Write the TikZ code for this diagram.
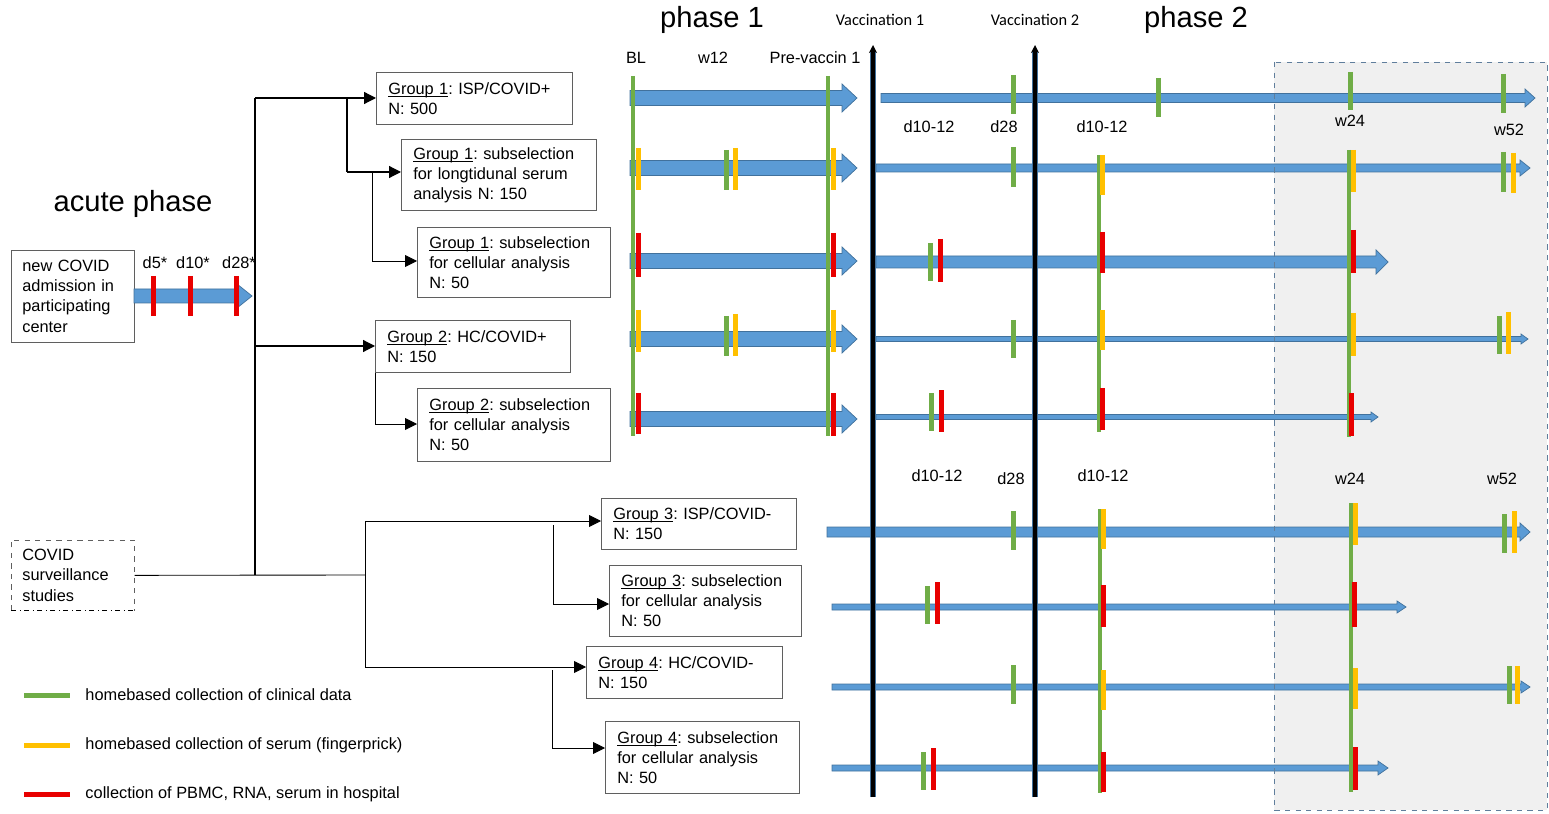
\documentclass[tikz,border=0pt]{standalone}
\usepackage{fontspec}
\setmainfont{Liberation Sans}
\newfontfamily\vacfont{Carlito}
\usetikzlibrary{positioning}
\usetikzlibrary{arrows.meta}
\definecolor{tlblue}{RGB}{91,155,213}
\definecolor{tledge}{RGB}{65,113,156}
\definecolor{mkgreen}{RGB}{112,173,71}
\definecolor{mkyellow}{RGB}{255,192,0}
\definecolor{mkred}{RGB}{232,0,0}
\definecolor{boxgray}{RGB}{95,95,95}
\definecolor{zonegray}{RGB}{240,240,240}
\definecolor{zoneedge}{RGB}{96,126,156}

% x1, x2, y, half shaft, half head, head length
\newcommand{\tlarrow}[6]{\filldraw[fill=tlblue, draw=tledge, line width=0.4pt]
  (#1,{#3-#4}) -- ({#2-#6},{#3-#4}) -- ({#2-#6},{#3-#5}) -- (#2,#3)
  -- ({#2-#6},{#3+#5}) -- ({#2-#6},{#3+#4}) -- (#1,{#3+#4}) -- cycle;}
\newcommand{\smark}[4]{\draw[#1] (#2,#3) -- (#2,#4);}
\newcommand{\grp}[1]{\setbox0\hbox{#1}\rlap{\rule[-1.4pt]{\wd0}{0.45pt}}\box0}
\frenchspacing

\begin{document}
\begin{tikzpicture}[x=0.02cm, y=-0.02cm, >={Triangle[length=0.24cm,width=0.24cm]},
font=\fontsize{9.3}{11.4}\selectfont,
grpbox/.style={draw=boxgray, fill=white, align=left, anchor=north west, inner xsep=0.24cm, inner ysep=0pt},
lbl/.style={inner sep=0pt, text=black},
ttl/.style={inner sep=0pt, font=\fontsize{16.6}{20}\selectfont},
vac/.style={inner sep=0pt, font=\vacfont\fontsize{9.3}{11}\selectfont},
flow/.style={line width=0.7pt, draw=black},
gm/.style={mkgreen, line width=0.1cm},
ym/.style={mkyellow, line width=0.1cm},
rm/.style={mkred, line width=0.1cm},
gl/.style={mkgreen, line width=0.09cm},
vline/.style={line width=0.08cm, -{Stealth[length=0.16cm,width=0.16cm]}}]
\useasboundingbox (0,0) rectangle (1549,814);

\fill[zonegray] (1274,62) rectangle (1547,810);

%% titles
\node [ttl] (acute) at (133,204) {acute phase};
\node [ttl] (ph1) at (712,20) {phase 1};
\node [ttl] (ph2) at (1196,20) {phase 2};
\node [vac] (vac1) at (880,20) {Vaccination 1};
\node [vac] (vac2) at (1035,20) {Vaccination 2};

\node [lbl] (bl) at (636,58) {BL};
\node [lbl] (wtw) at (713,58) {w12};
\node [lbl] (pre) at (815,58) {Pre-vaccin 1};

\node [lbl] (ua) at (929,127) {d10-12};
\node [lbl] (ub) at (1004,127) {d28};
\node [lbl] (uc) at (1102,127) {d10-12};
\node [lbl] (ud) at (1350,121) {w24};
\node [lbl] (ue) at (1509,130) {w52};

\node [lbl] (la) at (937,476) {d10-12};
\node [lbl] (lb) at (1011,479) {d28};
\node [lbl] (lc) at (1103,476) {d10-12};
\node [lbl] (ld) at (1350,479) {w24};
\node [lbl] (le) at (1502,479) {w52};

%% acute phase
\node [grpbox, inner xsep=0.22cm, text width=2.02cm, minimum height=1.84cm] (adm) at (11,250)
  {new COVID\\admission in\\participating\\center};
\tlarrow{134}{252}{296}{7}{12}{15}
\smark{rm}{153}{276}{316}
\smark{rm}{190}{276}{316}
\smark{rm}{236}{276}{316}
\node [lbl] (dA) at (155,263) {d5*};
\node [lbl] (dB) at (193,263) {d10*};
\node [lbl] (dC) at (239,263) {d28*};

\node [grpbox, draw=none, fill=none, inner xsep=0.22cm, text width=2.02cm, minimum height=1.4cm] (surv) at (11,540)
  {COVID\\surveillance\\studies};
\draw [boxgray, dashed, line width=0.5pt] (surv.south west) -- (surv.north west) -- (surv.north east) -- (surv.south east);
\draw [black, dash dot, line width=0.6pt] (surv.south west) -- (surv.south east);

%% groups
\node [grpbox, text width=3.44cm, minimum height=1.04cm] (gA) at (376,72)
  {\grp{Group 1}: ISP/COVID+\\N: 500};
\node [grpbox, text width=3.42cm, minimum height=1.42cm] (gAs) at (401,139)
  {\grp{Group 1}: subselection\\for longtidunal serum\\analysis N: 150};
\node [grpbox, text width=3.38cm, minimum height=1.4cm] (gAc) at (417,227)
  {\grp{Group 1}: subselection\\for cellular analysis\\N: 50};
\node [grpbox, text width=3.42cm, minimum height=1.04cm] (gB) at (375,320)
  {\grp{Group 2}: HC/COVID+\\N: 150};
\node [grpbox, text width=3.38cm, minimum height=1.46cm] (gBc) at (417,388)
  {\grp{Group 2}: subselection\\for cellular analysis\\N: 50};
\node [grpbox, text width=3.42cm, minimum height=1.02cm] (gC) at (601,498)
  {\grp{Group 3}: ISP/COVID-\\N: 150};
\node [grpbox, text width=3.36cm, minimum height=1.42cm] (gCc) at (609,565)
  {\grp{Group 3}: subselection\\for cellular analysis\\N: 50};
\node [grpbox, text width=3.44cm, minimum height=1.04cm] (gD) at (586,646)
  {\grp{Group 4}: HC/COVID-\\N: 150};
\node [grpbox, text width=3.40cm, minimum height=1.44cm] (gDc) at (605,721)
  {\grp{Group 4}: subselection\\for cellular analysis\\N: 50};

%% connectors
\coordinate (jA) at (255,98);
\coordinate (jB) at (255,575);
\coordinate (jC) at (255,346);
\coordinate (kA) at (347,98);
\coordinate (kB) at (347,172);
\coordinate (kC) at (372,172);
\coordinate (kD) at (372,261);
\coordinate (kE) at (375,424);
\draw [flow] (jA) -- (jB);
\draw [flow, ->] (jA) -- (gA.west |- jA);
\draw [flow] (kA) -- (kB);
\draw [flow, ->] (kB) -- (gAs.west |- kB);
\draw [flow, line width=0.5pt] (kC) -- (kD);
\draw [flow, line width=0.5pt, ->] (kD) -- (gAc.west |- kD);
\draw [flow, ->] (jC) -- (gB.west |- jC);
\draw [flow, line width=0.5pt] (gB.south west) -- (kE);
\draw [flow, line width=0.5pt, ->] (kE) -- (gBc.west |- kE);

\coordinate (sA) at (365,575);
\coordinate (sB) at (365,521);
\coordinate (sC) at (365,667);
\coordinate (sD) at (553,525);
\coordinate (sE) at (553,604);
\coordinate (sF) at (552,670);
\coordinate (sG) at (552,748);
\draw [flow, line width=0.5pt] (surv.east) -- (sA);
\draw [flow, line width=0.5pt] (sB) -- (sC);
\draw [flow, line width=0.5pt, ->] (sB) -- (gC.west |- sB);
\draw [flow, line width=0.5pt, ->] (sC) -- (gD.west |- sC);
\draw [flow, line width=0.5pt] (sD) -- (sE);
\draw [flow, line width=0.5pt, ->] (sE) -- (gCc.west |- sE);
\draw [flow, line width=0.5pt] (sF) -- (sG);
\draw [flow, line width=0.5pt, ->] (sG) -- (gDc.west |- sG);

%% timelines
\foreach \yy in {98,168,261,339,419} {\tlarrow{630}{857}{\yy}{7.5}{14}{15}}
\tlarrow{881}{1535}{98}{4.5}{9}{10}
\tlarrow{876}{1530}{168}{4}{8}{10}
\tlarrow{876}{1388}{262}{6}{12}{12}
\tlarrow{876}{1528}{339}{2.5}{5}{7}
\tlarrow{876}{1378}{417}{2.5}{5}{7}
\tlarrow{827}{1530}{532}{5}{9}{10}
\tlarrow{832}{1406}{607}{3}{6}{9}
\tlarrow{832}{1530}{687}{3}{6}{9}
\tlarrow{832}{1388}{768}{3}{7}{10}

%% long green lines
\smark{gl}{633}{76}{436}
\smark{gl}{828}{76}{436}
\smark{gl}{1099}{155}{432}
\smark{gl}{1349}{150}{437}
\smark{gl}{1100}{509}{793}
\smark{gl}{1351}{503}{792}

% phase 1
\smark{ym}{638}{148}{190}
\smark{gm}{726}{150}{190}
\smark{ym}{735}{148}{190}
\smark{ym}{833}{148}{190}
\smark{rm}{638}{233}{277}
\smark{rm}{833}{233}{277}
\smark{ym}{638}{310}{352}
\smark{gm}{726}{316}{356}
\smark{ym}{735}{314}{356}
\smark{ym}{833}{310}{352}
\smark{rm}{638}{393}{434}
\smark{rm}{833}{393}{436}

% phase 2, groups 1 and 2
\smark{gm}{1013}{75}{114}
\smark{gm}{1158}{78}{117}
\smark{gm}{1350}{72}{110}
\smark{gm}{1503}{74}{113}
\smark{gm}{1013}{147}{187}
\smark{ym}{1102}{155}{195}
\smark{ym}{1353}{150}{192}
\smark{gm}{1503}{152}{192}
\smark{ym}{1513}{153}{193}
\smark{gm}{930}{243}{281}
\smark{rm}{940}{239}{282}
\smark{rm}{1102}{232}{273}
\smark{rm}{1353}{230}{273}
\smark{gm}{1013}{320}{358}
\smark{ym}{1102}{310}{350}
\smark{ym}{1353}{313}{356}
\smark{gm}{1499}{316}{354}
\smark{ym}{1508}{312}{354}
\smark{gm}{931}{393}{431}
\smark{rm}{941}{390}{432}
\smark{rm}{1102}{388}{430}
\smark{rm}{1351}{393}{436}

% phase 2, groups 3 and 4
\smark{gm}{1013}{511}{550}
\smark{ym}{1103}{509}{549}
\smark{ym}{1355}{503}{545}
\smark{gm}{1504}{514}{553}
\smark{ym}{1514}{511}{553}
\smark{gm}{927}{586}{624}
\smark{rm}{937}{582}{624}
\smark{rm}{1103}{585}{627}
\smark{rm}{1354}{582}{627}
\smark{gm}{1013}{665}{704}
\smark{ym}{1103}{670}{710}
\smark{ym}{1355}{668}{709}
\smark{gm}{1509}{666}{704}
\smark{ym}{1517}{666}{704}
\smark{gm}{923}{752}{790}
\smark{rm}{933}{748}{790}
\smark{rm}{1103}{752}{792}
\smark{rm}{1355}{747}{790}

%% vaccinations
\draw [tledge, line width=0.11cm] (873,797) -- (873,52);
\draw [vline] (873,797) -- (873,45);
\draw [tledge, line width=0.11cm] (1035,797) -- (1035,52);
\draw [vline] (1035,797) -- (1035,45);

\draw [zoneedge, dashed, line width=0.5pt] (1274,62) rectangle (1547,810);

%% legend
\coordinate (lgA) at (24,695);
\coordinate (lgB) at (24,745);
\coordinate (lgC) at (24,794);
\draw [gm] (lgA) -- ++(46,0) node [lbl, anchor=west, xshift=0.26cm] (tgA) {homebased collection of clinical data};
\draw [ym] (lgB) -- ++(46,0) node [lbl, anchor=west, xshift=0.26cm] (tgB) {homebased collection of serum (fingerprick)};
\draw [rm] (lgC) -- ++(46,0) node [lbl, anchor=west, xshift=0.26cm] (tgC) {collection of PBMC, RNA, serum in hospital};
\end{tikzpicture}
\end{document}
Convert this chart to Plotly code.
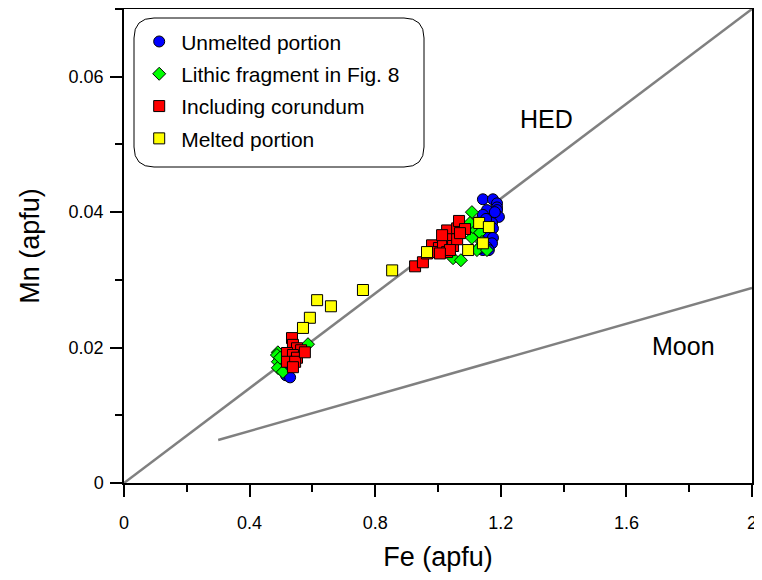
import plotly.graph_objects as go

# ---- data ----
unmelted_fe = [1.143, 1.175, 1.188, 1.188, 1.188, 1.166, 1.156, 1.143, 1.175, 1.194,
               1.156, 1.172, 1.175, 1.159, 1.175, 1.172, 1.156, 1.143, 1.162, 1.134,
               1.153, 1.181, 0.516, 0.529, 0.503]
unmelted_mn = [0.0419, 0.0419, 0.0413, 0.0407, 0.0403, 0.0398, 0.0403, 0.0396, 0.0393, 0.0393,
               0.0385, 0.0384, 0.0376, 0.0369, 0.0362, 0.0354, 0.0348, 0.0344, 0.0344, 0.0347,
               0.0390, 0.0400, 0.0159, 0.0156, 0.0167]

lithic_fe = [0.490, 0.487, 0.490, 0.490, 0.506, 0.586, 0.497,
             1.108, 1.048, 1.073, 1.108, 1.134, 1.111, 1.102, 1.140, 1.124, 1.156]
lithic_mn = [0.0193, 0.0189, 0.0179, 0.0170, 0.0164, 0.0205, 0.0185,
             0.0400, 0.0332, 0.0329, 0.0362, 0.0370, 0.0378, 0.0384, 0.0356, 0.0344, 0.0344]

corundum_fe = [0.535, 0.538, 0.551, 0.564, 0.519, 0.538, 0.551, 0.519, 0.545, 0.538, 0.576,
               0.927, 0.952, 0.965, 0.981, 1.003, 0.990, 1.016, 1.029, 1.061, 1.067,
               1.086, 1.045, 1.029, 1.048, 1.061, 1.070, 1.013, 1.038, 1.006]
corundum_mn = [0.0214, 0.0204, 0.0199, 0.0196, 0.0192, 0.0189, 0.0185, 0.0179, 0.0179, 0.0171, 0.0193,
               0.0320, 0.0326, 0.0339, 0.0351, 0.0347, 0.0341, 0.0354, 0.0373, 0.0376, 0.0387,
               0.0375, 0.0360, 0.0341, 0.0350, 0.0360, 0.0369, 0.0366, 0.0344, 0.0339]

melted_fe = [0.854, 0.761, 0.659, 0.615, 0.592, 0.570, 0.965, 1.096, 1.131, 1.162, 1.143]
melted_mn = [0.0314, 0.0285, 0.0261, 0.0270, 0.0244, 0.0229, 0.0341, 0.0344, 0.0384, 0.0378, 0.0354]

hed_fe = [0.0, 2.0]
hed_mn = [0.0, 0.07]
moon_fe = [0.3, 2.0]
moon_mn = [0.00635, 0.0288]

x_ticks = [0, 0.4, 0.8, 1.2, 1.6, 2]
x_ticklabels = ["0", "0.4", "0.8", "1.2", "1.6", "2"]
y_ticks = [0, 0.02, 0.04, 0.06]
y_ticklabels = ["0", "0.02", "0.04", "0.06"]

FONT = "Liberation Sans, Arial, sans-serif"
LINE_GRAY = "#808080"

fig = go.Figure()

fig.add_trace(go.Scatter(x=hed_fe, y=hed_mn, mode="lines", showlegend=False,
                         line=dict(color=LINE_GRAY, width=2.5), hoverinfo="skip"))
fig.add_trace(go.Scatter(x=moon_fe, y=moon_mn, mode="lines", showlegend=False,
                         line=dict(color=LINE_GRAY, width=2.5), hoverinfo="skip"))

mk_line = dict(color="black", width=1)
fig.add_trace(go.Scatter(x=unmelted_fe, y=unmelted_mn, mode="markers", name="Unmelted portion",
                         legendgroup="a",
                         marker=dict(symbol="circle", size=11, color="#0000ff", line=mk_line)))
fig.add_trace(go.Scatter(x=lithic_fe, y=lithic_mn, mode="markers", name="Lithic fragment in Fig. 8",
                         legendgroup="b",
                         marker=dict(symbol="diamond", size=10, color="#00ff00", line=mk_line)))
fig.add_trace(go.Scatter(x=corundum_fe, y=corundum_mn, mode="markers", name="Including corundum",
                         legendgroup="c",
                         marker=dict(symbol="square", size=11, color="#ff0000", line=mk_line)))
fig.add_trace(go.Scatter(x=melted_fe, y=melted_mn, mode="markers", name="Melted portion",
                         legendgroup="d",
                         marker=dict(symbol="square", size=11, color="#ffff00", line=mk_line)))

# plot area in the page: x 124..752, y 9..483 ; page body has an 8px margin
W, H = 754, 564
L, R, T, B = 116, 10, 1, 89
pw, ph = W - L - R, H - T - B

# rounded legend box (paper coords)
x0, x1 = (134 - 124) / pw, (424 - 124) / pw
y1, y0 = (483 - 18) / ph, (483 - 167) / ph
rx, ry = 20 / pw, 20 / ph
path = (f"M {x0+rx},{y0} L {x1-rx},{y0} Q {x1},{y0} {x1},{y0+ry} "
        f"L {x1},{y1-ry} Q {x1},{y1} {x1-rx},{y1} L {x0+rx},{y1} "
        f"Q {x0},{y1} {x0},{y1-ry} L {x0},{y0+ry} Q {x0},{y0} {x0+rx},{y0} Z")
fig.add_shape(type="path", path=path, xref="paper", yref="paper",
              line=dict(color="black", width=1), fillcolor="white", layer="above")

fig.add_annotation(x=1.347, y=0.0537, text="HED", showarrow=False,
                   font=dict(family=FONT, size=25, color="black"))
fig.add_annotation(x=1.783, y=0.0202, text="Moon", showarrow=False,
                   font=dict(family=FONT, size=25, color="black"))

fig.update_layout(
    width=W, height=H,
    margin=dict(l=L, r=R, t=T, b=B),
    plot_bgcolor="white", paper_bgcolor="white",
    font=dict(family=FONT, size=18, color="black"),
    showlegend=True,
    legend=dict(x=0.021, y=0.974, xanchor="left", yanchor="top",
                bgcolor="rgba(0,0,0,0)", borderwidth=0, itemwidth=34,
                font=dict(family=FONT, size=21), tracegroupgap=2,
                traceorder="grouped"),
    xaxis=dict(range=[0, 2], tickvals=x_ticks, ticktext=x_ticklabels, automargin=False,
               showgrid=False, zeroline=False, showline=True, linecolor="black", linewidth=1.5,
               mirror=True, ticks="outside", ticklen=12, tickwidth=1.5, tickcolor="black",
               minor=dict(dtick=0.2, ticks="outside", ticklen=7, tickwidth=1.5, tickcolor="black"),
               ticklabelstandoff=11,
               title=dict(text="Fe (apfu)", font=dict(family=FONT, size=27), standoff=15),
               tickfont=dict(family=FONT, size=18)),
    yaxis=dict(range=[0, 0.07], tickvals=y_ticks, ticktext=y_ticklabels, automargin=False,
               showgrid=False, zeroline=False, showline=True, linecolor="black", linewidth=1.5,
               mirror=True, ticks="outside", ticklen=12, tickwidth=1.5, tickcolor="black",
               minor=dict(dtick=0.01, ticks="outside", ticklen=7, tickwidth=1.5, tickcolor="black"),
               ticklabelstandoff=3,
               title=dict(text="Mn (apfu)", font=dict(family=FONT, size=27), standoff=21),
               tickfont=dict(family=FONT, size=18)),
)

fig.write_html("out.html")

• Aim: Beginning at the line above that contains "Convert this chart to Plotly code.", repeat each line exactly through the one that contains "import plotly.graph_objects as go", and leave out the pictures.

• Full solution:
Convert this chart to Plotly code.
import plotly.graph_objects as go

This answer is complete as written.